Why government needs to formally announce the GST introduction date urgently
The government has undoubtedly done a stupendous job – more importantly from August 2016 till date, in constituting the Goods and Services Tax (GST) Council and having an unprecedented 16 meetings in a time span of eight-and-a-half months. This led to the publishing of GST laws, their passage in both the houses and also the release of various GST related rules. Almost all goods and services have been bucketed between the five slab rates in a fairly acceptable
While we do have a verbal deadline of 1 July 2017 – this oft-repeated date awaits an official confirmation. The more charitable among us would point to the government’s Twitter handle which ‘confirmed’ the official deadline. Even in the new millennium, it still remains exceedingly hard to accept a tweet as ‘official communication’.

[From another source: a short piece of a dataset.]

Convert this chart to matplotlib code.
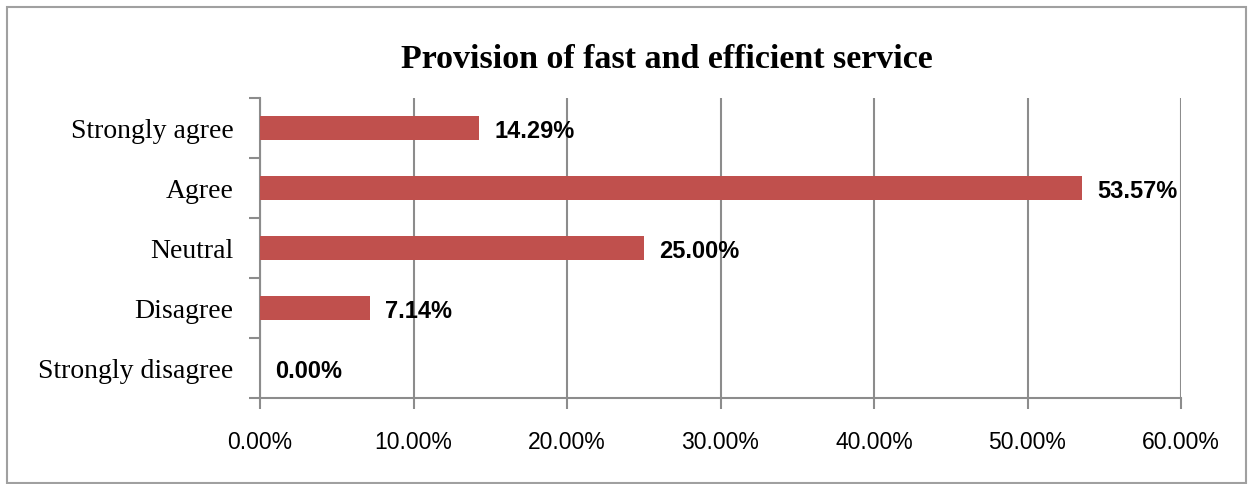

To appreciate the difficulties, uncertainty generates, it is worthwhile to review the extensive list of activities businesses need to plan and schedule, to gear up for ‘Going Live’. These include:
1. Tax credits are based on goods lying in stock on the appointed date. These could be at various locations, viz., factory, warehouses, agents, etc. Proper segregation/identification, correlation with corresponding duty paying documents is being worked on.
2. The Transition Rules prescribe a different treatment of tax credits if corresponding documents are not available. Such credits need to be passed on to buyers as well. Billing systems are being configured accordingly.
3. IT systems/billing modules are being configured and designed, including allocation of resources for cutover plans and blackout periods, to ensure businesses are minimally affected.
4. Product and tax rate masters are being aligned based on the applicable GST rates for goods and services.
5. Open purchase orders and contracts are being negotiated and aligned with revised tax implications.
6. Collection of pending Form ‘F’, Form ‘C’ is receiving special attention with focussed efforts for fast-tracking.
7. Parallel runs of IT systems and switching over to GST-compliant models from the go-live date are being scheduled.
The above activities are preparatory in nature. However, the effect of GST rollout extends much further, affecting even the core activity of procurement and sales. A noticeable trend in the market currently is an active deferment of all new procurements in the marketplace, with an aim to downsize existing stock. Trade is slowing down with an objective to reduce the effort associated with the transition.
The converse – discount sales and end of season sales are also being advanced. The underlying rationale is to clear all stocks prior to the rollout of GST. This could ostensibly occur for many reasons, including a divergence in tax rates. Businesses ultimately wish to achieve a clean transition to the new regime without being saddled with transition issues, aiming for a ‘fresh start’ with GST. If stocks are cleared before 1 July only to learn about further deferment of the date of introduction, the entire ‘clearance’ exercise would be meaningless.
Change, which is largely resisted, is grudgingly accepted when it is absolutely impossible to avoid. Each one of us should shun complacence and move forward resolutely. In the pre-existing tax regime, there was legroom to manage processes manually. This was a common recourse for many small businesses, who still operate in the analog rather than the digital world. However, in the strictly online system of GST, errors and non-compliances have far greater ramifications. There is a need to be 100 per cent ready from the get go.
Trade and even administration would mutually benefit going forward, with certainty on the deadline date. The recent news regarding IT systems not being ready for a 1 July rollout and apprehensions voiced by various GST Suvidha Providers (GSPs) has created a cloud of confusion over the entire exercise. This poses as a roadblock considering all the progress made thus far.
At this critical juncture, it is necessary for the government to hoist the sails of a ship on unsteady waters. While we are largely a ‘half past eleventh hour’ culture, we still manage to do all that is required to ‘not miss the bus’. Considering the scale of the reform, an official and final confirmation of the date of implementation of GST is much needed. Be it 1 July or 1 September, this would go a long way towards averting unnecessary chaos. An early announcement is eagerly solicited. The government needs to Go Loud on the GST Go – Live Date!